Der Nachtisch war auch sehr schokoladig, alles gut also. Wir unterhielten uns angeregt und es machte mir, wie am Vorabend auch, so richtig Spaß. Bis ich mit Ulf auf das Thema Müllabfuhr kam. Ihn nervt es insbesondere, das viel Müll einfach achtlos in den Wald geschüttet wird, bloß weil die eigenen Mülltonnen voll sind.
Es ging dann ziemlich schnell. Meine Löwin und ich können uns da eben nicht einfach mal so mit den Nachbarn abstimmen.
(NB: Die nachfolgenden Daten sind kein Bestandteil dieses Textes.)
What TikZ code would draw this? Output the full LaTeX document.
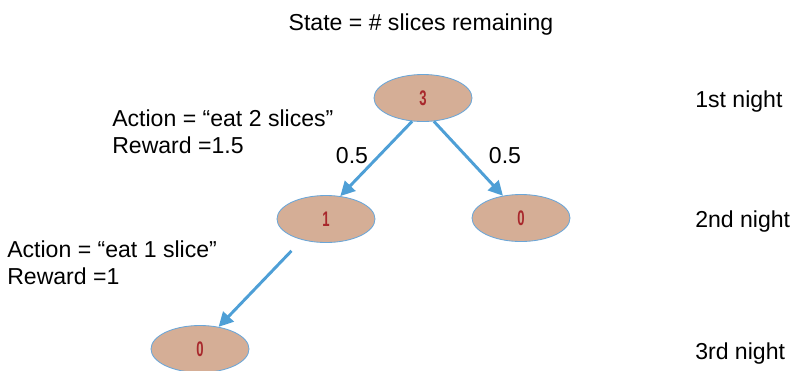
\documentclass[tikz,border=0pt]{standalone}
\usepackage{fontspec}
\setmainfont{Liberation Sans}
\usepackage{tikz}
\usetikzlibrary{shapes.geometric, arrows.meta, positioning}
\definecolor{slicetan}{HTML}{D5AE96}
\definecolor{sliceedge}{HTML}{6AA6D8}
\definecolor{arrowblue}{HTML}{4E9FD6}
\definecolor{numred}{HTML}{A8282C}
\tikzset{
  state_node/.style={ellipse, draw=sliceedge, fill=slicetan, line width=0.6pt, minimum width=2.45cm, minimum height=1.175cm, inner sep=0pt, font=\fontsize{15}{15}\selectfont\bfseries, text=numred},
  move_arrow/.style={-{Triangle[length=3.6mm, width=3.6mm]}, line width=2.1pt, arrowblue},
  label_text/.style={font=\fontsize{16.4}{18.5}\selectfont, inner sep=0pt},
  night_text/.style={label_text, anchor=base west},
  action_text/.style={label_text, anchor=north west, align=left}
}
\newcommand{\slicenum}[1]{\scalebox{0.62}[1]{#1}}

\begin{document}
\begin{tikzpicture}[x=0.025cm, y=-0.025cm]
    % 1. Frame
    \useasboundingbox (0,0) rectangle (791,370);

    % 2. Title
    \node[label_text, anchor=base] (title) at (421,30) {State = \# slices remaining};

    % 3. States
    \node[state_node] (s3) at (423,98) {\slicenum{3}};
    \node[state_node] (s1) at (326,219) {\slicenum{1}};
    \node[state_node] (s0a) at (521,218) {\slicenum{0}};
    \node[state_node] (s0b) at (200,349) {\slicenum{0}};

    % 4. Transitions
    \draw[move_arrow] (s3.245) -- (s1.58);
    \draw[move_arrow] (s3.295) -- (s0a.129);
    \draw[move_arrow, shorten <=0.38cm] (s1.221) -- (s0b.50);

    % 5. Probabilities
    \node[label_text] (p1) at (352,156) {0.5};
    \node[label_text] (p2) at (505,156) {0.5};

    % 6. Actions and rewards
    \node[action_text] (act1) at (112,110) {Action = “eat 2 slices”\\Reward =1.5};
    \node[action_text] (act2) at (7,241) {Action = “eat 1 slice”\\Reward =1};

    % 7. Nights
    \node[night_text] (n1) at (695,107) {1st night};
    \node[night_text] (n2) at (695,227) {2nd night};
    \node[night_text] (n3) at (695,359) {3rd night};
\end{tikzpicture}
\end{document}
Außerdem steh ich dazu, den Aussieb vom Katzenklo in den Papierkorb an der Bushalte zu bringen, wenn unsere Tonne mal wieder voll ist. Beim Thema Müllabfuhr in privater (Alba) oder öffentlicher Hand wurde mein Ton dann lauter und aggressiver; ich warf Ulf vor, Quatsch zu erzählen.
Bobotie ist links

Darauf meinte er, das ich ihn doch nicht beleidigen (wg. Quatsch) müsse. Da kam ich glücklicherweise sofort wieder runter und entschuldigte mich für den Ton und meine aggressive Argumentation während der Diskussion.
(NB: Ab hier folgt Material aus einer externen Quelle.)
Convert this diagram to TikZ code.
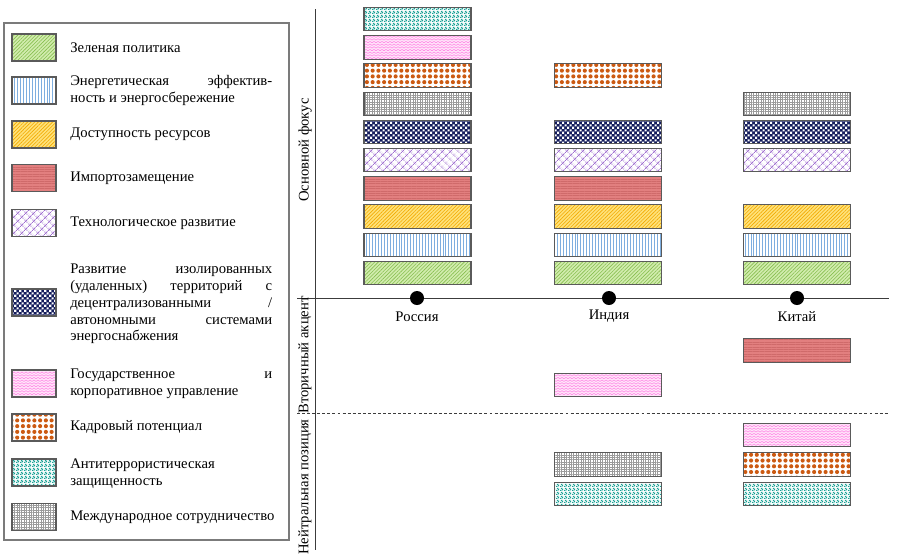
\documentclass[tikz,border=0pt]{standalone}
\usepackage{fontspec}
\setmainfont{Liberation Serif}
\usetikzlibrary{patterns,patterns.meta}
\definecolor{cgreenb}{HTML}{D2ECAE}
\definecolor{cgreenl}{HTML}{86BE4E}
\definecolor{cbluel}{HTML}{7EAEDF}
\definecolor{cyellb}{HTML}{FFE27A}
\definecolor{cyelll}{HTML}{F2A900}
\definecolor{credb}{HTML}{E27F7F}
\definecolor{credl}{HTML}{CF6A6A}
\definecolor{cviol}{HTML}{A070D0}
\definecolor{cnavy}{HTML}{141C5C}
\definecolor{cpinkb}{HTML}{FFE6FA}
\definecolor{cpinkl}{HTML}{FF8AE6}
\definecolor{corange}{HTML}{CC5A12}
\definecolor{cteal}{HTML}{17A094}
\definecolor{cgrayl}{HTML}{9A9A9A}
\definecolor{cbord}{HTML}{5A5A5A}
\definecolor{caxis}{HTML}{3C3C3C}
\pgfdeclarepatternformonly{navycheck}{\pgfpointorigin}{\pgfqpoint{3.7pt}{3.7pt}}{\pgfqpoint{3.7pt}{3.7pt}}{%
  \pgfpathrectangle{\pgfqpoint{0.1pt}{0.1pt}}{\pgfqpoint{1.6pt}{1.6pt}}%
  \pgfpathrectangle{\pgfqpoint{1.95pt}{1.95pt}}{\pgfqpoint{1.6pt}{1.6pt}}%
  \pgfusepath{fill}}
\pgfdeclarepatternformonly{pinkzig}{\pgfqpoint{-0.5pt}{-0.5pt}}{\pgfqpoint{3.5pt}{2.5pt}}{\pgfqpoint{3pt}{2pt}}{%
  \pgfsetlinewidth{0.45pt}%
  \pgfpathmoveto{\pgfqpoint{0pt}{0.4pt}}%
  \pgfpathlineto{\pgfqpoint{1.5pt}{1.5pt}}%
  \pgfpathlineto{\pgfqpoint{3pt}{0.4pt}}%
  \pgfusepath{stroke}}
\pgfdeclarepatternformonly{tealconf}{\pgfpointorigin}{\pgfqpoint{3pt}{3pt}}{\pgfqpoint{3pt}{3pt}}{%
  \pgfpathrectangle{\pgfqpoint{0.1pt}{0.1pt}}{\pgfqpoint{1.2pt}{1.0pt}}%
  \pgfpathrectangle{\pgfqpoint{1.7pt}{0.6pt}}{\pgfqpoint{1.1pt}{1.0pt}}%
  \pgfpathrectangle{\pgfqpoint{0.7pt}{1.8pt}}{\pgfqpoint{1.1pt}{1.0pt}}%
  \pgfpathrectangle{\pgfqpoint{2.2pt}{2.2pt}}{\pgfqpoint{0.7pt}{0.7pt}}%
  \pgfusepath{fill}}
\tikzset{
  bx/.style={draw=cbord, line width=0.8pt, inner sep=0pt},
  barsz/.style={bx, minimum width=80.25pt, minimum height=17.6pt},
  legsz/.style={bx, minimum width=33pt, minimum height=20.25pt},
  pgreen/.style={preaction={fill=cgreenb}, pattern={Lines[angle=45,distance=1.9pt,line width=0.45pt]}, pattern color=cgreenl},
  pblue/.style={preaction={fill=white}, pattern={Lines[angle=90,distance=2.2pt,line width=0.6pt]}, pattern color=cbluel},
  pyell/.style={preaction={fill=cyellb}, pattern={Lines[angle=45,distance=1.9pt,line width=0.45pt]}, pattern color=cyelll},
  pred/.style={preaction={fill=credb}, pattern={Lines[angle=0,distance=1.8pt,line width=0.4pt]}, pattern color=credl},
  pviol/.style={preaction={fill=white}, pattern={Hatch[angle=45,distance=4pt,line width=0.5pt]}, pattern color=cviol},
  pnavy/.style={preaction={fill=cnavy}, pattern=navycheck, pattern color=white},
  ppink/.style={preaction={fill=cpinkb}, pattern=pinkzig, pattern color=cpinkl},
  porange/.style={preaction={fill=white}, pattern={Dots[radius=1.55pt,distance=4.3pt]}, pattern color=corange},
  pteal/.style={preaction={fill=white}, pattern=tealconf, pattern color=cteal},
  pgray/.style={preaction={fill=white}, pattern={Hatch[angle=0,distance=1.8pt,line width=0.3pt]}, pattern color=cgrayl},
  lt/.style={anchor=west, inner sep=0pt, align=left, font=\fontsize{11}{12.6}\selectfont},
  axl/.style={inner sep=0pt, font=\fontsize{11}{12.75}\selectfont},
  axline/.style={draw=caxis, line width=0.75pt},
  dot/.style={circle, fill=black, minimum size=10.5pt, inner sep=0pt},
}
\newcommand{\jline}[1]{\hbox to 151.5pt{#1}}
\begin{document}
\begin{tikzpicture}[x=0.75pt,y=-0.75pt]
\useasboundingbox (0,0) rectangle (900,558);
% legend frame
\draw[draw=cbord!80, line width=1pt] (4,23) rectangle (289,540);
% legend swatches
\node[legsz,pgreen] (lg1) at (34,47.5) {};
\node[legsz,pblue] (lg2) at (34,90.5) {};
\node[legsz,pyell] (lg3) at (34,134.5) {};
\node[legsz,pred] (lg4) at (34,178) {};
\node[legsz,pviol] (lg5) at (34,223) {};
\node[legsz,pnavy] (lg6) at (34,302.5) {};
\node[legsz,ppink] (lg7) at (34,383.5) {};
\node[legsz,porange] (lg8) at (34,427.5) {};
\node[legsz,pteal] (lg9) at (34,472.5) {};
\node[legsz,pgray] (lg10) at (34,517) {};
% legend texts
\node[lt] (lt1) at (70,47.5) {Зеленая политика};
\node[lt] (lt2) at (70,90.5) {\jline{Энергетическая\hfill эффектив-}\\ность и энергосбережение};
\node[lt] (lt3) at (70,134.5) {Доступность ресурсов};
\node[lt] (lt4) at (70,178) {Импортозамещение};
\node[lt] (lt5) at (70,223) {Технологическое развитие};
\node[lt] (lt6) at (70,304) {\jline{Развитие\hfill изолированных}\\\jline{(удаленных)\hfill территорий\hfill с}\\\jline{децентрализованными\hfill /}\\\jline{автономными\hfill системами}\\энергоснабжения};
\node[lt] (lt7) at (70,383.5) {\jline{Государственное\hfill и}\\корпоративное управление};
\node[lt] (lt8) at (70,427.5) {Кадровый потенциал};
\node[lt] (lt9) at (70,473.5) {Антитеррористическая\\защищенность};
\node[lt] (lt10) at (70,517) {Международное сотрудничество};
% axes
\coordinate (vt) at (315,9);
\coordinate (vb) at (315,550);
\coordinate (hl) at (297,298);
\coordinate (hr) at (889,298);
\coordinate (dl) at (297,413);
\coordinate (dr) at (889,413);
\draw[axline] (vt) -- (vb);
\draw[axline] (hl) -- (hr);
\draw[axline, dash pattern=on 2.2pt off 1.6pt] (dl) -- (dr);
% axis labels
\node[axl, rotate=90] (ax1) at (305,150) {Основной фокус};
\node[axl, rotate=90] (ax2) at (305,355) {Вторичный акцент};
\node[axl, rotate=90] (ax3) at (305,487) {Нейтральная позиция};
% country dots and labels
\node[dot] (ru) at (417,298) {};
\node[dot] (in) at (609,298) {};
\node[dot] (cn) at (797,298) {};
\node[axl] (rul) at (417,317) {Россия};
\node[axl] (inl) at (609,316) {Индия};
\node[axl] (cnl) at (797,317) {Китай};
% Russia column
\node[barsz,pgreen] (r1) at (417.5,273) {};
\node[barsz,pblue] (r2) at (417.5,244.8) {};
\node[barsz,pyell] (r3) at (417.5,216.6) {};
\node[barsz,pred] (r4) at (417.5,188.4) {};
\node[barsz,pviol] (r5) at (417.5,160.2) {};
\node[barsz,pnavy] (r6) at (417.5,132) {};
\node[barsz,pgray] (r7) at (417.5,103.8) {};
\node[barsz,porange] (r8) at (417.5,75.6) {};
\node[barsz,ppink] (r9) at (417.5,47.4) {};
\node[barsz,pteal] (r10) at (417.5,19.2) {};
% India column
\node[barsz,pgreen] (i1) at (608,273) {};
\node[barsz,pblue] (i2) at (608,244.8) {};
\node[barsz,pyell] (i3) at (608,216.6) {};
\node[barsz,pred] (i4) at (608,188.4) {};
\node[barsz,pviol] (i5) at (608,160.2) {};
\node[barsz,pnavy] (i6) at (608,132) {};
\node[barsz,porange] (i8) at (608,75.6) {};
\node[barsz,ppink] (i11) at (608,385) {};
\node[barsz,pgray] (i12) at (608,464.5) {};
\node[barsz,pteal] (i13) at (608,494) {};
% China column
\node[barsz,pgreen] (c1) at (797,273) {};
\node[barsz,pblue] (c2) at (797,244.8) {};
\node[barsz,pyell] (c3) at (797,216.6) {};
\node[barsz,pviol] (c5) at (797,160.2) {};
\node[barsz,pnavy] (c6) at (797,132) {};
\node[barsz,pgray] (c7) at (797,103.8) {};
\node[barsz,pred] (c11) at (797,350.5) {};
\node[barsz,ppink] (c12) at (797,435) {};
\node[barsz,porange] (c13) at (797,464.5) {};
\node[barsz,pteal] (c14) at (797,494) {};
\end{tikzpicture}
\end{document}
Denn, so erklär ich es Euch auch jetzt, in letzter Zeit ist mir bei politischen Diskussionen an mir selbst aufgefallen, das ich irgendwann lauter und aggressiver reagiere, wenn ich eine andere Meinung vertrete. Mich nehmen vor allem politische Themen seit 1-2 Jahren emotionell sehr mit, der kleine Aggri in mir gibt dann keine Ruhe mehr und explodiert irgendwann.
Das möchte ich selber nicht, hab das aber nicht unter Kontrolle. Bei dem Gespräch mit Ulf hatte ich mich gar die ganze Zeit sogar noch zurückgehalten, weil ich da schon früh merkte, wo die Reise hingeht. Zumal die Argumente von Ulf… aber lassen wir das.
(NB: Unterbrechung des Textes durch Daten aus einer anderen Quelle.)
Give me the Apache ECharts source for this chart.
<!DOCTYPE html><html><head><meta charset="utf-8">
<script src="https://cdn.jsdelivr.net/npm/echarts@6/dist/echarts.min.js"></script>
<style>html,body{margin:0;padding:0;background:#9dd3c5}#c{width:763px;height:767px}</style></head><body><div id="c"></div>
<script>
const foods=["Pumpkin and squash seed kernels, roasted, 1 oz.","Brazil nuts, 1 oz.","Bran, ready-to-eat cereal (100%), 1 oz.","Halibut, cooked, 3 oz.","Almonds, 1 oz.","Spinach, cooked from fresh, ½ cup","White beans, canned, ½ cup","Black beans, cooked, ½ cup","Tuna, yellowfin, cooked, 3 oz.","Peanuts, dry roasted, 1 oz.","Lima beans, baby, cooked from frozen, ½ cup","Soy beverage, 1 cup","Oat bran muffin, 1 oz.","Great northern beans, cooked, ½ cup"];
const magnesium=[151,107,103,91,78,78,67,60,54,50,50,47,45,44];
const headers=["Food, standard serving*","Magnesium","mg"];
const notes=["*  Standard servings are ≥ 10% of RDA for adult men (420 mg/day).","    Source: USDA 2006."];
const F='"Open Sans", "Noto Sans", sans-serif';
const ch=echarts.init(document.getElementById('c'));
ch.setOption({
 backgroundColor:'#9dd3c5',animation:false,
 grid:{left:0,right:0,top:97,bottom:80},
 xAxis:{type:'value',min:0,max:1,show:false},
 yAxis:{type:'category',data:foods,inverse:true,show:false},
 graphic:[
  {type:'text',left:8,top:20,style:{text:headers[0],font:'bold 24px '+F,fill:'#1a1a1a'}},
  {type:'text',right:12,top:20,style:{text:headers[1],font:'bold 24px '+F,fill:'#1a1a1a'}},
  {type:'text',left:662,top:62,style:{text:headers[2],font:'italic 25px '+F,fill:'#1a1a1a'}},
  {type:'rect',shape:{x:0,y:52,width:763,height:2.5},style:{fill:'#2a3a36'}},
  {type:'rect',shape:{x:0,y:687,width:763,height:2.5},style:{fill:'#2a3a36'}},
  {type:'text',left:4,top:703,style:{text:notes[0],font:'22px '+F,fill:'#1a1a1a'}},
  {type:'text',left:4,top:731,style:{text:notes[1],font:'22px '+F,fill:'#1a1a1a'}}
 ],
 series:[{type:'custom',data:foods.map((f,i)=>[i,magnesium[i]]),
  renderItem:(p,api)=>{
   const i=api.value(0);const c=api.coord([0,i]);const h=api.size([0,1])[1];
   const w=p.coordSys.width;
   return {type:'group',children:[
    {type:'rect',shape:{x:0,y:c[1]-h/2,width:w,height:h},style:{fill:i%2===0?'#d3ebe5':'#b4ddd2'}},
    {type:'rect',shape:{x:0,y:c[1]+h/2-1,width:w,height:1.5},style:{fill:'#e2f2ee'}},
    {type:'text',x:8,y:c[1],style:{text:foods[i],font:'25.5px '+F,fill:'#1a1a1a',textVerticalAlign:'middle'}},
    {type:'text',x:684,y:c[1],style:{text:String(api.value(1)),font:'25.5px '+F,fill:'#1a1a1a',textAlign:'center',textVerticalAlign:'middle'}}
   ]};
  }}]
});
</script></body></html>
Ich versuche seitdem, Streitgesprächen, insbesondere wenn es um Politik geht, aus dem Wege zu gehen. Das ist zwar nun wirklich nicht mein Anspruch, aber mit Anpöbeln von Freunden oder Ehefrau hört es halt auf. Solange mir nichts besseres einfällt, versuche ich es damit.
Ob der kleine Aggri sich so austreiben lässt? Ich weiß es nicht, wir werden sehen. Ich werde aber weiterhin hier Dampf ablassen, versprochen.